Translate

Minggu, 12 April 2015

Akhirnya Kukatakan...

"Aku ikut bahagia jika kamu bahagia."
Kalimat itu terdengar sangat muna bagiku. Kalimat yang hanya diucapkan oleh mereka yang tak bernyali, mereka yang telah gagal, mereka yang menyerah dengan keadaan. Iya, begitulah cara berpikirku dulu. Bagaimana mungkin aku bahagia melihat orang yang aku perjuangkan bahagia tapi bukan karena aku?


Mungkin Tuhan mengirimmu untuk merubah cara berpikirku. Memilih cara yang paling sulit aku mengerti. Aku yang terlalu kaku dengan egoku memilih jalan yang paling terjal. Jalan yang menjatuhkanku berulang kali, terperosok, tertatih. Dengan sekuat tenaga aku merangkak, terseok-seok melawan badai menuju rumah yang kuyakini adalah rumahku. Aku dengan hati yang tak seberapa lapang dengan ego yang membatu menganggap ini satu-satunya jalan yang harus aku lewati untuk sampai ke rumah yang aku yakini sepenuh hati adalah milikku.

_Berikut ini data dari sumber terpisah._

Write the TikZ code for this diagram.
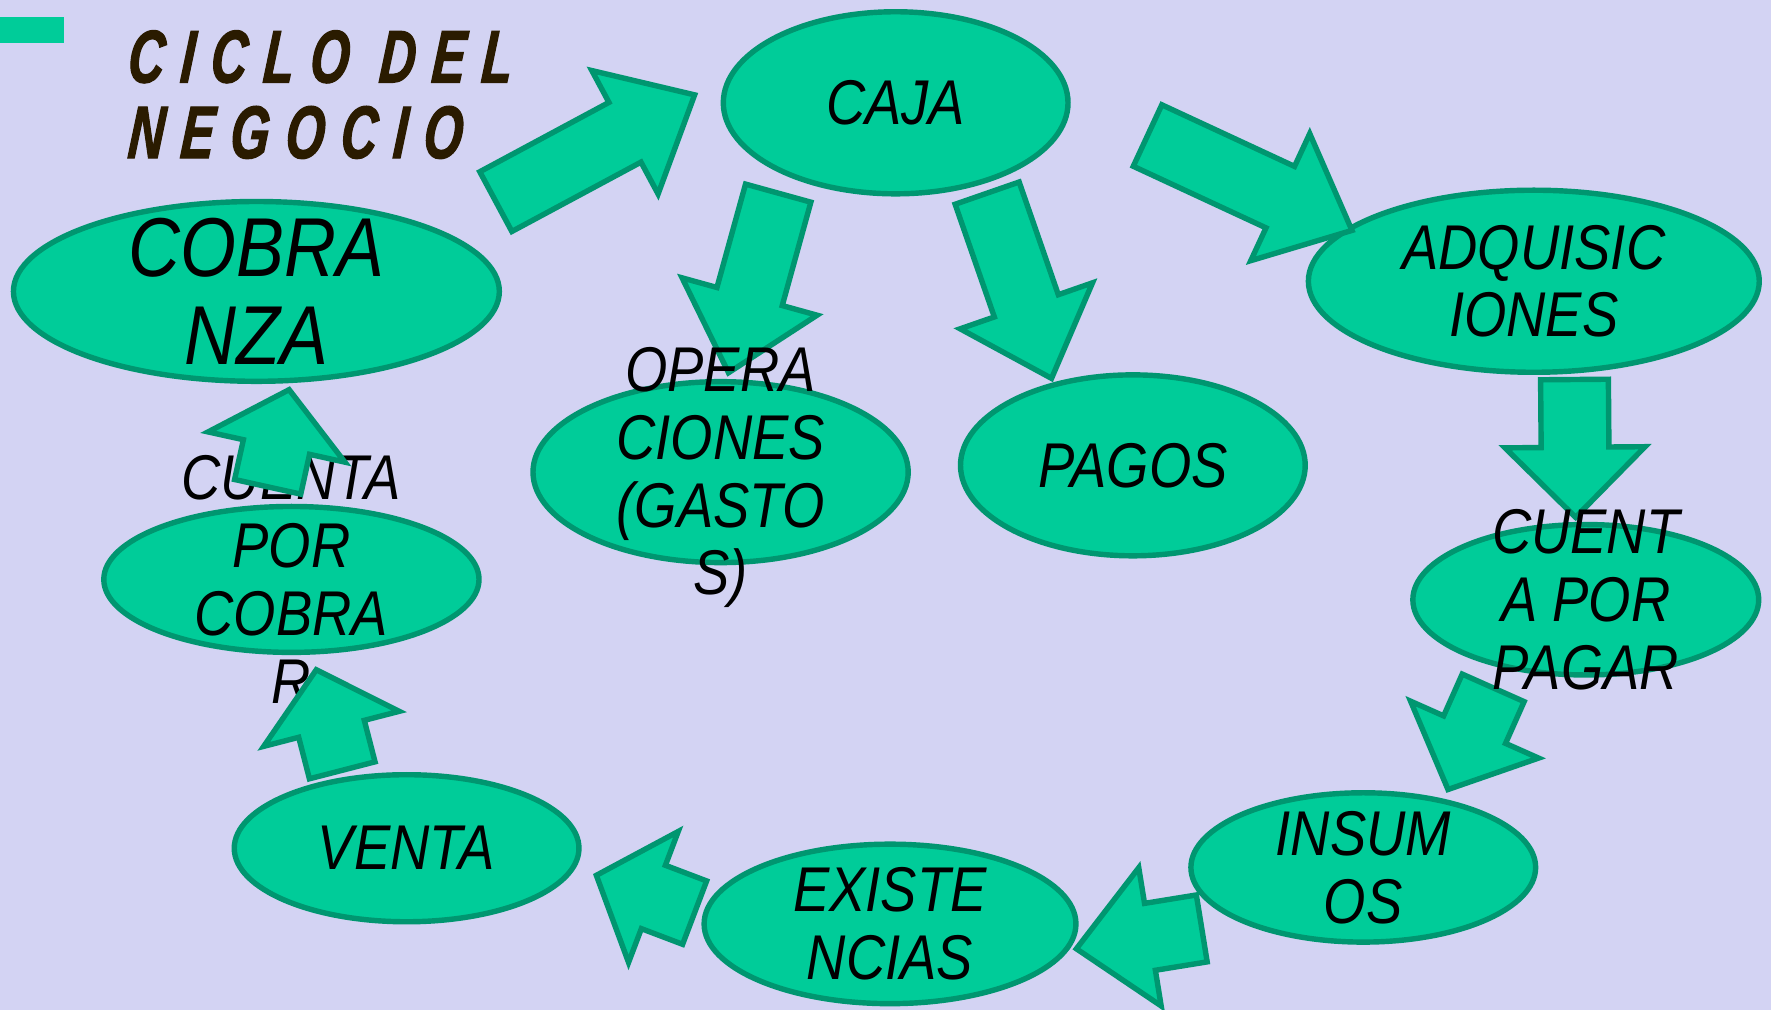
\documentclass[tikz,border=0pt]{standalone}
\usepackage{fontspec}
\setmainfont{Liberation Sans}
\newfontfamily\ovalfont[FakeStretch=0.86]{Liberation Sans}
\newfontfamily\titlefont[FakeStretch=0.67,LetterSpace=22,FakeBold=1.6,FakeSlant=0.08]{Liberation Sans}
\usetikzlibrary{calc,shapes.geometric}
\definecolor{fondo}{RGB}{211,211,243}
\definecolor{verde}{RGB}{0,204,153}
\definecolor{verdeosc}{RGB}{0,150,112}
\definecolor{tinta}{RGB}{42,27,0}
\tikzset{
    %Define standard shapes
    oval/.style={
      ellipse,
      draw=verdeosc, line width=2.4pt,
      fill=verde,
      inner sep=0pt},
    etiq/.style={
      align=center,
      font=\ovalfont\itshape\fontsize{28}{30}\selectfont},
    flecha/.style={
      draw=verdeosc, line width=2.4pt,
      fill=verde,
      line join=miter},
    titulo/.style={
      anchor=base west,
      inner sep=0pt,
      text=tinta,
      font=\titlefont\bfseries\itshape\fontsize{33}{35}\selectfont},
}
% block arrow: [head length]{tail}{tip}
\newcommand{\flechon}[3][33pt]{%
  \draw[flecha] let \p1=($(#3)-(#2)$), \n1={atan2(\y1,\x1)} in
    ($(#2)+(\n1+90:15pt)$)
    -- ($(#3)+(\n1+180:#1)+(\n1+90:15pt)$)
    -- ($(#3)+(\n1+180:#1)+(\n1+90:31pt)$)
    -- (#3)
    -- ($(#3)+(\n1+180:#1)+(\n1-90:31pt)$)
    -- ($(#3)+(\n1+180:#1)+(\n1-90:15pt)$)
    -- ($(#2)+(\n1-90:15pt)$)
    -- cycle;
}
\begin{document}
\begin{tikzpicture}[x=0.5pt,y=-0.5pt]
    \fill[fondo] (0,0) rectangle (1568,894);
    \useasboundingbox (0,0) rectangle (1568,894);
    \fill[verde] (0,15) rectangle (57,38);
    \node (tit1) [titulo] at (112,73) {CICLO DEL};
    \node (tit2) [titulo] at (112,140) {NEGOCIO};

    % ovals
    \node (caja) [oval, minimum width=152.6pt, minimum height=80.6pt] at (793,91) {};
    \node (cobranza) [oval, minimum width=215.1pt, minimum height=79.6pt] at (227,258) {};
    \node (adquis) [oval, minimum width=199.6pt, minimum height=80.6pt] at (1358,249) {};
    \node (operac) [oval, minimum width=166.1pt, minimum height=80.1pt] at (638,418) {};
    \node (pagos) [oval, minimum width=152.6pt, minimum height=80.1pt] at (1003,412) {};
    \node (cxp) [oval, minimum width=153.1pt, minimum height=66.6pt] at (1404,531) {};
    \node (insumos) [oval, minimum width=152.6pt, minimum height=66.1pt] at (1207,768) {};
    \node (exist) [oval, minimum width=164.6pt, minimum height=70.6pt] at (788,818) {};
    \node (venta) [oval, minimum width=152.6pt, minimum height=65.1pt] at (360,751) {};
    \node (cxc) [oval, minimum width=166.1pt, minimum height=64.6pt] at (258,513) {};

    % arrow ends
    \coordinate (f1a) at (439,178.5);   \coordinate (f1b) at (615,84);
    \coordinate (f2a) at (689,171);     \coordinate (f2b) at (645,330);
    \coordinate (f3a) at (874,171);     \coordinate (f3b) at (931,335);
    \coordinate (f4a) at (1016,120);    \coordinate (f4b) at (1197,204);
    \coordinate (f5a) at (1394,336);    \coordinate (f5b) at (1395,458);
    \coordinate (f6a) at (1322,609);    \coordinate (f6b) at (1282,699);
    \coordinate (f7a) at (1064,822);    \coordinate (f7b) at (953,840);
    \coordinate (f8a) at (615,808);     \coordinate (f8b) at (528,775);
    \coordinate (f9a) at (303,682);     \coordinate (f9b) at (280,593);
    \coordinate (f10a) at (237,431);    \coordinate (f10b) at (256,345);

    \flechon[35pt]{f1a}{f1b}
    \flechon[35pt]{f2a}{f2b}
    \flechon[34pt]{f3a}{f3b}
    \flechon[35pt]{f4a}{f4b}
    \flechon[31pt]{f5a}{f5b}
    \flechon[29pt]{f6a}{f6b}
    \flechon[33pt]{f7a}{f7b}
    \flechon[27pt]{f8a}{f8b}

    % texts
    \node (caja-t) [etiq] at (caja) {CAJA};
    \node (cobranza-t) [etiq, font=\ovalfont\itshape\fontsize{37}{39}\selectfont] at (cobranza) {COBRA\\NZA};
    \node (adquis-t) [etiq] at (adquis) {ADQUISIC\\IONES};
    \node (operac-t) [etiq] at ([yshift=-2.5pt]operac) {OPERA\\CIONES\\(GASTO\\S)};
    \node (pagos-t) [etiq] at (pagos) {PAGOS};
    \node (cxp-t) [etiq] at (cxp) {CUENT\\A POR\\PAGAR};
    \node (insumos-t) [etiq] at (insumos) {INSUM\\OS};
    \node (exist-t) [etiq] at (exist) {EXISTE\\NCIAS};
    \node (venta-t) [etiq] at (venta) {VENTA};
    \node (cxc-t) [etiq] at (cxc) {CUENTA\\POR\\COBRA\\R};

    \flechon[27pt]{f9a}{f9b}
    \flechon[26pt]{f10a}{f10b}
\end{tikzpicture}
\end{document}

Hingga kenyataan menamparku dengan begitu kerasnya. Menyadarkanku bahwa aku memiliki pilihan yang lain. Jalan yang amat sangat nyaman untuk aku lewati. Dengan selembar karcis yang harus aku miliki. Iya, keikhlasan. Bahwasannya aku harus menerima dengan kelapangan hati, bahwa rumah mewah di depanku bukanlah milikku.



Butuh waktu lama untukku berani menerima kenyataan. Waktu yang lama dengan siksaan sakit yang semakin tak terperi tiap detiknya. Waktu yang lama untuk aku memutuskan, bahkan jika bukan karena aku, bahkan jika tidak melihatku, bahkan jika bukan denganku, sudah cukup aku ada disisinya, aku bisa melihatnya, aku bisa mendengar suaranya. Kesakitan ini membuatku mampu mengatakan "Aku ikut bahagia jika kamu bahagia".